Code that draws figures:
╔══
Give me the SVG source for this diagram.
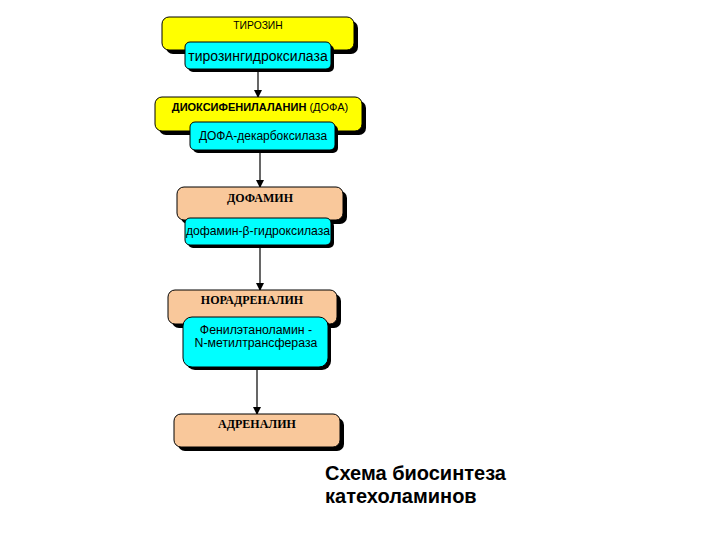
<svg xmlns="http://www.w3.org/2000/svg" width="720" height="540" viewBox="0 0 720 540">
<style>
.sh{fill:#000}
.y{fill:#FFFF00;stroke:#000;stroke-width:1}
.p{fill:#F9C89B;stroke:#000;stroke-width:1}
.c{fill:#00FFFF;stroke:#000;stroke-width:1}
.t{font-family:"Liberation Sans",Arial,sans-serif;fill:#000;text-anchor:middle}
.s{font-family:"Liberation Serif","Times New Roman",serif;font-weight:bold;fill:#000;text-anchor:middle;font-size:12px}
.ln{stroke:#000;stroke-width:1.2;fill:none}
</style>
<defs>
<marker id="ah" markerWidth="8" markerHeight="8" refX="7" refY="4" orient="auto" markerUnits="userSpaceOnUse">
<path d="M0,0 L8,4 L0,8 Z" fill="#000"/>
</marker>
</defs>
<rect width="720" height="540" fill="#fff"/>
<g id="connectors">
<line class="ln" x1="258" y1="70" x2="258" y2="97" marker-end="url(#ah)"/>
<line class="ln" x1="260" y1="152" x2="260" y2="187" marker-end="url(#ah)"/>
<line class="ln" x1="260" y1="247" x2="260" y2="290" marker-end="url(#ah)"/>
<line class="ln" x1="257" y1="369" x2="257" y2="414" marker-end="url(#ah)"/>
</g>
<g id="tyrosine">
<rect class="sh" x="166" y="21" width="192" height="33" rx="7"/>
<rect class="y" x="162" y="17" width="192" height="33" rx="7"/>
<text class="t" x="258" y="29" font-size="10.3">ТИРОЗИН</text>
</g>
<g id="enz1">
<rect class="sh" x="188" y="45" width="146" height="27" rx="5"/>
<rect class="c" x="185" y="42" width="146" height="27" rx="5"/>
<text class="t" x="258" y="61" font-size="14">тирозингидроксилаза</text>
</g>
<g id="dopa">
<rect class="sh" x="159" y="101" width="207" height="34" rx="7"/>
<rect class="y" x="155" y="97" width="207" height="34" rx="7"/>
<text class="t" x="260" y="111" font-size="11"><tspan font-weight="bold">ДИОКСИФЕНИЛАЛАНИН</tspan> (ДОФА)</text>
</g>
<g id="enz2">
<rect class="sh" x="193" y="125" width="145" height="28" rx="5"/>
<rect class="c" x="190" y="122" width="145" height="28" rx="5"/>
<text class="t" x="263" y="140" font-size="12">ДОФА-декарбоксилаза</text>
</g>
<g id="dopamine">
<rect class="sh" x="181" y="191" width="166" height="33" rx="7"/>
<rect class="p" x="177" y="187" width="166" height="33" rx="7"/>
<text class="s" x="260" y="202" font-size="11.3">ДОФАМИН</text>
</g>
<g id="enz3">
<rect class="sh" x="188" y="221" width="146" height="27" rx="5"/>
<rect class="c" x="185" y="218" width="146" height="27" rx="5"/>
<text class="t" x="258" y="235" font-size="12.2">дофамин-β-гидроксилаза</text>
</g>
<g id="noradrenaline">
<rect class="sh" x="172" y="294" width="169" height="34" rx="7"/>
<rect class="p" x="168" y="290" width="169" height="34" rx="7"/>
<text class="s" x="252" y="304">НОРАДРЕНАЛИН</text>
</g>
<g id="enz4">
<rect class="sh" x="186" y="320" width="145" height="50" rx="9"/>
<rect class="c" x="183" y="317" width="145" height="50" rx="9"/>
<text class="t" x="256" y="334" font-size="12.3">Фенилэтаноламин -</text>
<text class="t" x="256" y="347" font-size="12.3">N-метилтрансфераза</text>
</g>
<g id="adrenaline">
<rect class="sh" x="178" y="418" width="166" height="33" rx="7"/>
<rect class="p" x="174" y="414" width="166" height="33" rx="7"/>
<text class="s" x="257" y="428">АДРЕНАЛИН</text>
</g>
<g id="title">
<text x="325" y="480" font-family="Liberation Sans,Arial,sans-serif" font-weight="bold" font-size="20" fill="#000">Схема биосинтеза</text>
<text x="325" y="503" font-family="Liberation Sans,Arial,sans-serif" font-weight="bold" font-size="20" fill="#000">катехоламинов</text>
</g>
</svg>
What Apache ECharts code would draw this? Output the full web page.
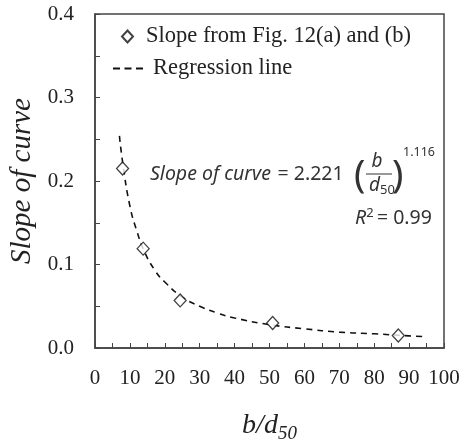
╚══
TASK REQUIREMENTS: Transcribe the whole listing exactly. Pictures stay out of your copy.

CORRECT RESULT:
Give me the SVG source for this diagram.
<svg xmlns="http://www.w3.org/2000/svg" width="720" height="540" viewBox="0 0 720 540">
<style>
.sh{fill:#000}
.y{fill:#FFFF00;stroke:#000;stroke-width:1}
.p{fill:#F9C89B;stroke:#000;stroke-width:1}
.c{fill:#00FFFF;stroke:#000;stroke-width:1}
.t{font-family:"Liberation Sans",Arial,sans-serif;fill:#000;text-anchor:middle}
.s{font-family:"Liberation Serif","Times New Roman",serif;font-weight:bold;fill:#000;text-anchor:middle;font-size:12px}
.ln{stroke:#000;stroke-width:1.2;fill:none}
</style>
<defs>
<marker id="ah" markerWidth="8" markerHeight="8" refX="7" refY="4" orient="auto" markerUnits="userSpaceOnUse">
<path d="M0,0 L8,4 L0,8 Z" fill="#000"/>
</marker>
</defs>
<rect width="720" height="540" fill="#fff"/>
<g id="connectors">
<line class="ln" x1="258" y1="70" x2="258" y2="97" marker-end="url(#ah)"/>
<line class="ln" x1="260" y1="152" x2="260" y2="187" marker-end="url(#ah)"/>
<line class="ln" x1="260" y1="247" x2="260" y2="290" marker-end="url(#ah)"/>
<line class="ln" x1="257" y1="369" x2="257" y2="414" marker-end="url(#ah)"/>
</g>
<g id="tyrosine">
<rect class="sh" x="166" y="21" width="192" height="33" rx="7"/>
<rect class="y" x="162" y="17" width="192" height="33" rx="7"/>
<text class="t" x="258" y="29" font-size="10.3">ТИРОЗИН</text>
</g>
<g id="enz1">
<rect class="sh" x="188" y="45" width="146" height="27" rx="5"/>
<rect class="c" x="185" y="42" width="146" height="27" rx="5"/>
<text class="t" x="258" y="61" font-size="14">тирозингидроксилаза</text>
</g>
<g id="dopa">
<rect class="sh" x="159" y="101" width="207" height="34" rx="7"/>
<rect class="y" x="155" y="97" width="207" height="34" rx="7"/>
<text class="t" x="260" y="111" font-size="11"><tspan font-weight="bold">ДИОКСИФЕНИЛАЛАНИН</tspan> (ДОФА)</text>
</g>
<g id="enz2">
<rect class="sh" x="193" y="125" width="145" height="28" rx="5"/>
<rect class="c" x="190" y="122" width="145" height="28" rx="5"/>
<text class="t" x="263" y="140" font-size="12">ДОФА-декарбоксилаза</text>
</g>
<g id="dopamine">
<rect class="sh" x="181" y="191" width="166" height="33" rx="7"/>
<rect class="p" x="177" y="187" width="166" height="33" rx="7"/>
<text class="s" x="260" y="202" font-size="11.3">ДОФАМИН</text>
</g>
<g id="enz3">
<rect class="sh" x="188" y="221" width="146" height="27" rx="5"/>
<rect class="c" x="185" y="218" width="146" height="27" rx="5"/>
<text class="t" x="258" y="235" font-size="12.2">дофамин-β-гидроксилаза</text>
</g>
<g id="noradrenaline">
<rect class="sh" x="172" y="294" width="169" height="34" rx="7"/>
<rect class="p" x="168" y="290" width="169" height="34" rx="7"/>
<text class="s" x="252" y="304">НОРАДРЕНАЛИН</text>
</g>
<g id="enz4">
<rect class="sh" x="186" y="320" width="145" height="50" rx="9"/>
<rect class="c" x="183" y="317" width="145" height="50" rx="9"/>
<text class="t" x="256" y="334" font-size="12.3">Фенилэтаноламин -</text>
<text class="t" x="256" y="347" font-size="12.3">N-метилтрансфераза</text>
</g>
<g id="adrenaline">
<rect class="sh" x="178" y="418" width="166" height="33" rx="7"/>
<rect class="p" x="174" y="414" width="166" height="33" rx="7"/>
<text class="s" x="257" y="428">АДРЕНАЛИН</text>
</g>
<g id="title">
<text x="325" y="480" font-family="Liberation Sans,Arial,sans-serif" font-weight="bold" font-size="20" fill="#000">Схема биосинтеза</text>
<text x="325" y="503" font-family="Liberation Sans,Arial,sans-serif" font-weight="bold" font-size="20" fill="#000">катехоламинов</text>
</g>
</svg>
What Apache ECharts code would draw this? Output the full web page.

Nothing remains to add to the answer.